Start by summarizing the execution times for each implementation and matrix size in a table or graph for better visualization.
Calculate GFLOPS (Giga Floating Point Operations Per Second) for each implementation to quantify the performance improvements.
\[GFLOPS = \frac{2N^3}{\text{Execution Time} \times 10^9}\]
Find the “Cliff” - At what value of N do you start to see significant performance differences between the implementations?
1. Why do you think this is the case?
2. If you calculate the size of the working set for each implementation, how does it relate to the cache sizes of the ARM CPU?
Analyze the results of your benchmarks. Discuss how the performance changes with different matrix sizes and how the optimizations (loop reordering and tiling) impact the execution time.
Consider the following questions:
1. How does the choice of data type (e.g., float vs double) affect the performance of matrix multiplication? Consider the impact on cache usage and memory bandwidth. Can we do better than float?

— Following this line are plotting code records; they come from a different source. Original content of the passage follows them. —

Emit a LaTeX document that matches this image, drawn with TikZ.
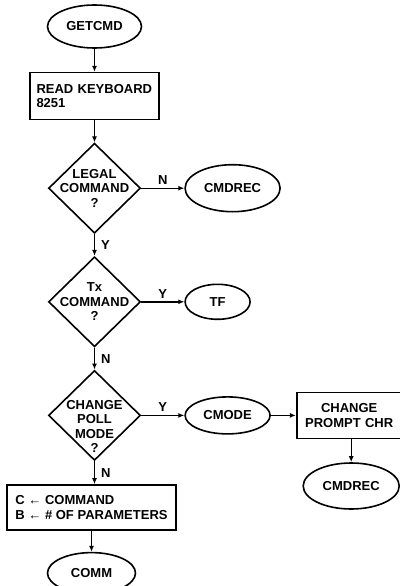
\documentclass[tikz,border=0pt]{standalone}
\usepackage{fontspec}
\setmainfont{Liberation Sans}
\usetikzlibrary{positioning,arrows.meta,shapes.geometric}
\newcommand{\chartfont}{\bfseries\fontsize{13}{14.5}\selectfont}

\begin{document}
\begin{tikzpicture}[x=1pt,y=-1pt,
  term/.style={ellipse,draw,line width=1.6pt,inner sep=0pt,minimum height=43pt,font=\chartfont},
  box/.style={rectangle,draw,line width=1.6pt,inner xsep=7pt,inner ysep=0pt,minimum height=46pt,font=\chartfont},
  dec/.style={diamond,draw,line width=1.6pt,inner sep=0pt,minimum width=92pt,minimum height=90pt},
  dectext/.style={font=\chartfont,align=center},
  arr/.style={-{Latex[length=6pt,width=5pt]},line width=1.4pt},
  lbl/.style={font=\chartfont,inner sep=2pt}]
\useasboundingbox (0,0) rectangle (399,586);
% main column
\node[term,minimum width=94pt] (getcmd) at (94.5,26.5) {GETCMD};
\node[box,below=23pt of getcmd,text width=116pt,inner xsep=6.5pt,align=left,minimum height=47pt] (readkbd) {READ KEYBOARD\\8251};
\node[dec,below=22pt of readkbd,label={[dectext]center:LEGAL\\COMMAND\\?}] (legal) {};
\node[dec,below=22pt of legal,label={[dectext]center:Tx\\COMMAND\\?}] (txcmd) {};
\node[dec,below=22pt of txcmd,label={[dectext,yshift=-11pt]center:CHANGE\\POLL\\MODE\\?}] (poll) {};
\node[box,below=23pt of poll,xshift=-3pt,align=left,minimum width=169pt,minimum height=45pt] (setcb) {C ← COMMAND\\B ← \# OF PARAMETERS};
\node[term,below=21pt of setcb,minimum width=88pt,minimum height=41pt] (comm) {COMM};
% right-hand branches
\node[term,right=43pt of legal,minimum width=95pt,minimum height=47pt] (cmdrec) {CMDREC};
\node[term,right=43pt of txcmd,minimum width=65pt,minimum height=35pt] (tf) {TF};
\node[term,right=43pt of poll,minimum width=85pt,minimum height=37pt] (cmode) {CMODE};
\node[box,right=25pt of cmode,text width=91pt,align=center] (prompt) {CHANGE\\PROMPT CHR};
\node[term,below=23pt of prompt,xshift=2pt,minimum width=96pt,minimum height=46pt] (cmdrecb) {CMDREC};
\draw[arr] (getcmd)--(readkbd); \draw[arr] (readkbd)--(legal);
\draw[arr] (legal)--node[lbl,right=4pt]{Y}(txcmd); \draw[arr] (legal)--node[lbl,above=1pt]{N}(cmdrec);
\draw[arr] (txcmd)--node[lbl,right=4pt]{N}(poll); \draw[arr] (txcmd)--node[lbl,above=1pt]{Y}(tf);
\draw[arr] (poll.south)--node[lbl,right=4pt]{N}(poll.south |- setcb.north); \draw[arr] (poll)--node[lbl,above=1pt]{Y}(cmode);
\draw[arr] (setcb)--(comm); \draw[arr] (cmode)--(prompt);
\draw[arr] (prompt.south -| cmdrecb.north)--(cmdrecb.north);
\end{tikzpicture}
\end{document}
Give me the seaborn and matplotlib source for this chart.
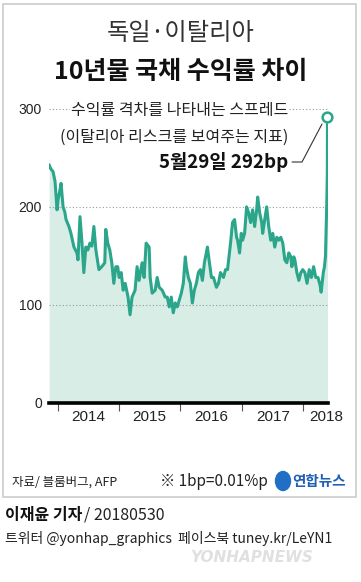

2. What is OpenMP, and how can it be used to further optimize matrix multiplication on multicore CPUs? Discuss the potential benefits and challenges of parallelizing the matrix multiplication using OpenMP.

Next Steps

In the next lab, we will explore how to implement matrix multiplication on the FPGA fabric of the Zynq SoC using High-Level Synthesis (HLS). This will allow us to leverage the parallelism and customizability of the FPGA to further optimize our matrix multiplication implementation. We will also compare the performance of our FPGA implementation with our CPU implementations to see the benefits of hardware acceleration for this computationally intensive task.